Who said schools have to be for profit? In my state we have vouchers, and most voucher money goes to schools operated by not-for-profits. We also have charter schools, and most of those are operated by for-profit companies. Either way, they offer a way to get kids into a better environment/institution than trying to fix a failing public school system.
The biggest risk is the status quo - kids forced to spend 13 years in failing schools is guaranteed to get the same results.
Vouchers are generally used at existing private and parochial schools, who do meet state education standards, and frankly, usually vastly outperform public schools on education outcomes... and in many cases offer opportunities outside the classroom that public schools can't really match (i.e. many elementary schools in Indiana don't offer arts, sports, scouting and other clubs where the private/parochial schools do) Most often those schools have been outperforming the local public schools for decades. It's really low risk and has been nothing but wonderful for the kids.
The charter schools are much more risky - they are much more like business startups, and many fail. But, again the worse risk of all is entrusting thousands of kids for 13 years to failing education systems, and that is the alternative.
False choice. It’s not failing system vs vouchers. It’s failing system vs vouchers vs fixing system.
You’re advocating for a solution to failing system, but it’s not the only one. And frankly, it’s likely it’s worse now than it was 13 years ago… i can think of one possible explanation why
Kids don't have 20 years to wait for laws to change, demographics to shift, politicians to retire and local attitudes to change. They are in school for 13 years.
> False choice.
Nope, vouchers give families a choice. Doing nothing gives no choice.

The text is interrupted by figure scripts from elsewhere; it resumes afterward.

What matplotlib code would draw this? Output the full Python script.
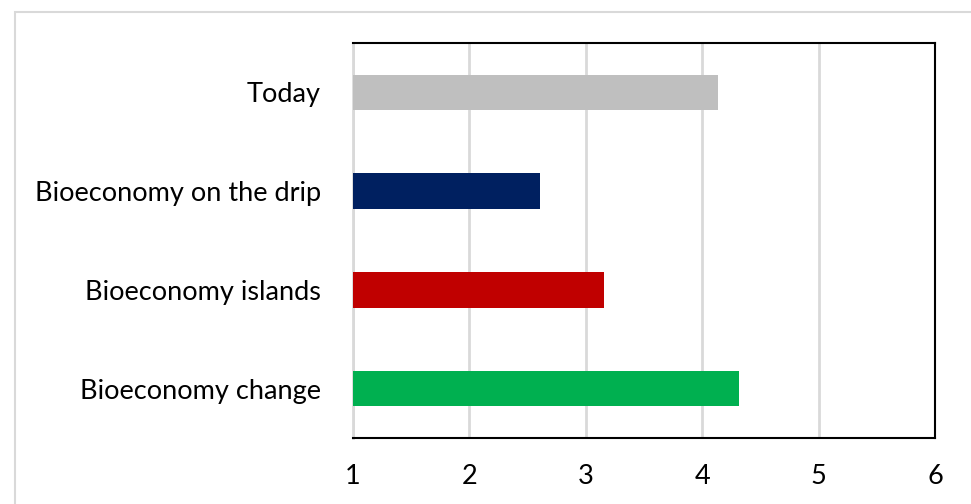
import matplotlib
matplotlib.use("Agg")
import matplotlib.pyplot as plt
from matplotlib.patches import Rectangle

categories = ["Today", "Bioeconomy on the drip", "Bioeconomy islands", "Bioeconomy change"]
values = [4.14, 2.61, 3.16, 4.32]
colors = ["#BFBFBF", "#002060", "#C00000", "#00B050"]
xticks = [1, 2, 3, 4, 5, 6]

plt.rcParams['font.family'] = ['Lato', 'DejaVu Sans']

fig = plt.figure(figsize=(9.71, 5.04), dpi=100)
W, H = 971, 504
ax = fig.add_axes([353 / W, 1 - 438 / H, (935 - 353) / W, (438 - 43) / H])

ypos = list(range(len(categories)))
ax.barh(ypos, [v - 1 for v in values], left=1, height=0.36, color=colors, zorder=3)
ax.set_ylim(len(categories) - 0.5, -0.5)
ax.set_xlim(1, 6)
ax.set_xticks(xticks)
ax.set_xticklabels([str(t) for t in xticks], fontsize=19.5)
ax.set_yticks(ypos)
ax.set_yticklabels(categories, fontsize=19.5)
ax.tick_params(axis='both', length=0)
ax.tick_params(axis='x', pad=18.5)
ax.tick_params(axis='y', pad=23)
ax.grid(axis='x', color='#D9D9D9', linewidth=2, zorder=0)
for s in ['top', 'right', 'bottom']:
    ax.spines[s].set_color('black')
    ax.spines[s].set_linewidth(1.5)
ax.spines['left'].set_color('#D9D9D9')
ax.spines['left'].set_linewidth(2)

fig.patches.append(Rectangle((14.5 / W, -0.1), 1.2, 1 - 11.5 / H + 0.1, transform=fig.transFigure,
                             fill=False, edgecolor='#D9D9D9', linewidth=1.5))

fig.savefig("out.png", dpi=100)
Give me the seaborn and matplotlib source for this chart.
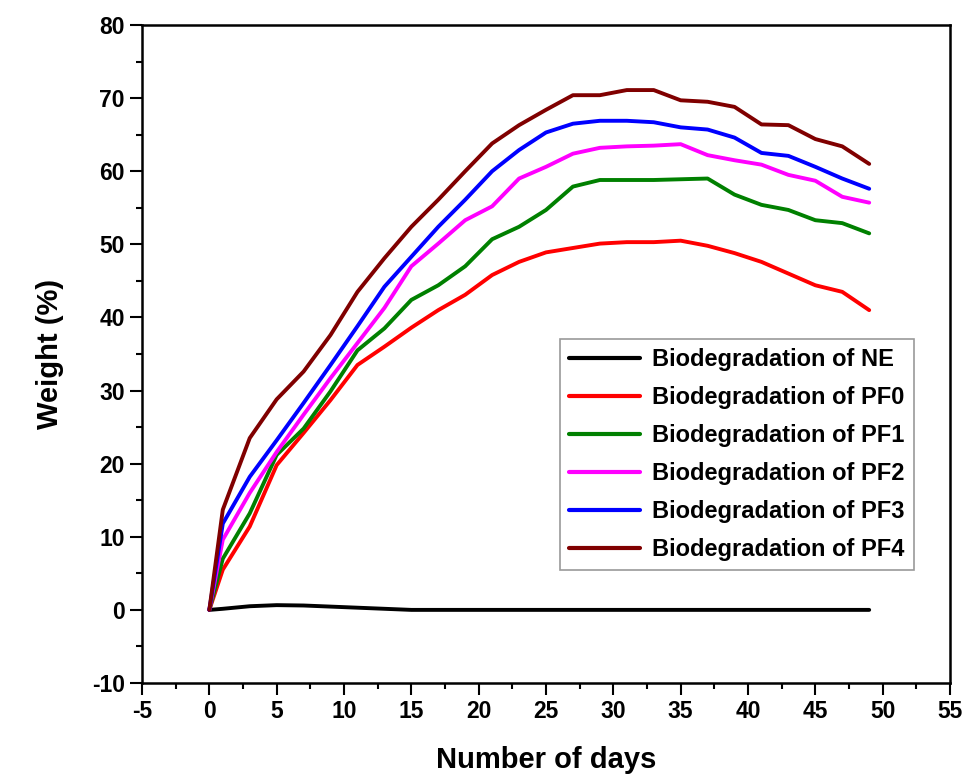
import matplotlib
matplotlib.use("Agg")
import matplotlib.pyplot as plt
import seaborn as sns
import pandas as pd
from matplotlib.ticker import MultipleLocator
from matplotlib.lines import Line2D

days = [0, 1, 3, 5, 7, 9, 11, 13, 15, 17, 19, 21, 23, 25, 27, 29, 31, 33, 35, 37, 39, 41, 43, 45, 47, 49]
ne  = [0, 0.15, 0.5, 0.65, 0.6, 0.45, 0.3, 0.15, 0, 0, 0, 0, 0, 0, 0, 0, 0, 0, 0, 0, 0, 0, 0, 0, 0, 0]
pf0 = [0, 5.5, 11.4, 19.8, 24.2, 28.7, 33.5, 36.0, 38.6, 41.0, 43.1, 45.8, 47.6, 48.9, 49.5, 50.1, 50.3, 50.3, 50.5, 49.8, 48.8, 47.6, 46.0, 44.4, 43.5, 41.0]
pf1 = [0, 7.0, 13.2, 21.2, 24.8, 29.9, 35.5, 38.5, 42.4, 44.4, 47.0, 50.7, 52.4, 54.7, 57.9, 58.8, 58.8, 58.8, 58.9, 59.0, 56.8, 55.4, 54.7, 53.3, 52.9, 51.5]
pf2 = [0, 9.6, 16.0, 21.6, 26.7, 31.7, 36.5, 41.3, 47.0, 50.1, 53.3, 55.2, 59.0, 60.6, 62.4, 63.2, 63.4, 63.5, 63.7, 62.2, 61.5, 60.9, 59.5, 58.7, 56.5, 55.7]
pf3 = [0, 11.8, 18.2, 23.2, 28.3, 33.5, 38.8, 44.2, 48.3, 52.4, 56.1, 60.0, 62.9, 65.3, 66.5, 66.9, 66.9, 66.7, 66.0, 65.7, 64.6, 62.5, 62.1, 60.6, 59.0, 57.6]
pf4 = [0, 13.7, 23.5, 28.8, 32.6, 37.6, 43.5, 48.1, 52.4, 56.1, 60.0, 63.8, 66.3, 68.4, 70.4, 70.4, 71.1, 71.1, 69.7, 69.5, 68.8, 66.4, 66.3, 64.4, 63.4, 61.0]

labels = ["Biodegradation of NE", "Biodegradation of PF0", "Biodegradation of PF1",
          "Biodegradation of PF2", "Biodegradation of PF3", "Biodegradation of PF4"]
colors = ["#000000", "#FF0000", "#008000", "#FF00FF", "#0000FF", "#800000"]
series = [ne, pf0, pf1, pf2, pf3, pf4]

rows = []
for lab, vals in zip(labels, series):
    for d, v in zip(days, vals):
        rows.append({"day": d, "weight": v, "series": lab})
df = pd.DataFrame(rows)

sns.set_style("ticks")
plt.rcParams["font.family"] = ["Liberation Sans", "DejaVu Sans"]
plt.rcParams["font.weight"] = "bold"
plt.rcParams["axes.unicode_minus"] = False
plt.rcParams["text.color"] = "black"
plt.rcParams["axes.labelcolor"] = "black"
plt.rcParams["xtick.color"] = "black"
plt.rcParams["ytick.color"] = "black"

fig = plt.figure(figsize=(9.79, 7.84), dpi=100)
ax = fig.add_axes([142/979, 1-683/784, (950-142)/979, (683-25)/784])

sns.lineplot(data=df, x="day", y="weight", hue="series", hue_order=labels,
             palette=dict(zip(labels, colors)), linewidth=2.8, ax=ax, legend=False)

ax.set_xlim(-5, 55)
ax.set_ylim(-10, 80)
ax.xaxis.set_major_locator(MultipleLocator(5))
ax.xaxis.set_minor_locator(MultipleLocator(2.5))
ax.yaxis.set_major_locator(MultipleLocator(10))
ax.yaxis.set_minor_locator(MultipleLocator(5))
ax.tick_params(which="major", direction="out", length=8.5, width=1.5, labelsize=16.5, pad=4,
               colors="black")
ax.tick_params(which="minor", direction="out", length=4.5, width=1.5, colors="black")
ax.tick_params(top=False, right=False, which="both")
for lab in ax.get_xticklabels() + ax.get_yticklabels():
    lab.set_fontweight("bold")
for s in ax.spines.values():
    s.set_linewidth(1.8)
    s.set_color("black")

ax.set_xlabel("Number of days", fontsize=21, fontweight="bold", labelpad=16, color="black")
ax.set_ylabel("Weight (%)", fontsize=21, fontweight="bold", labelpad=20, color="black")

handles = [Line2D([0], [0], color=c, lw=3) for c in colors]
leg = ax.legend(handles, labels, loc="upper left",
                bbox_to_anchor=((560-142)/808, (683-339)/658),
                borderaxespad=0, frameon=True, fancybox=False,
                prop={"size": 17, "weight": "bold"},
                handlelength=3.0, handletextpad=0.5, labelspacing=0.63, borderpad=0.4)
leg.get_frame().set_edgecolor("#808080")
leg.get_frame().set_linewidth(1.2)
for t in leg.get_texts():
    t.set_color("black")

fig.savefig("out.png", dpi=100)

Kids don’t have 20 years to wait for some voucher bill to pass, and then new schools to open up and then bad ones close down and better ones open up, all while social infrastructure develops to circulate good information about outcomes so parents can make informed choices, and backstop laws and bills to prevent islands of no-schooling or no-good-schooling to be passed either.
Both solutions take time. One solution injects a whole lot of the worst capitalist incentives into education (grift, hype, profiteering), the other doesn’t.
I went to a small private school in a low income area. No one in my school was wealthy. Tuition was low. The school was a non-profit. You are spreading FUD.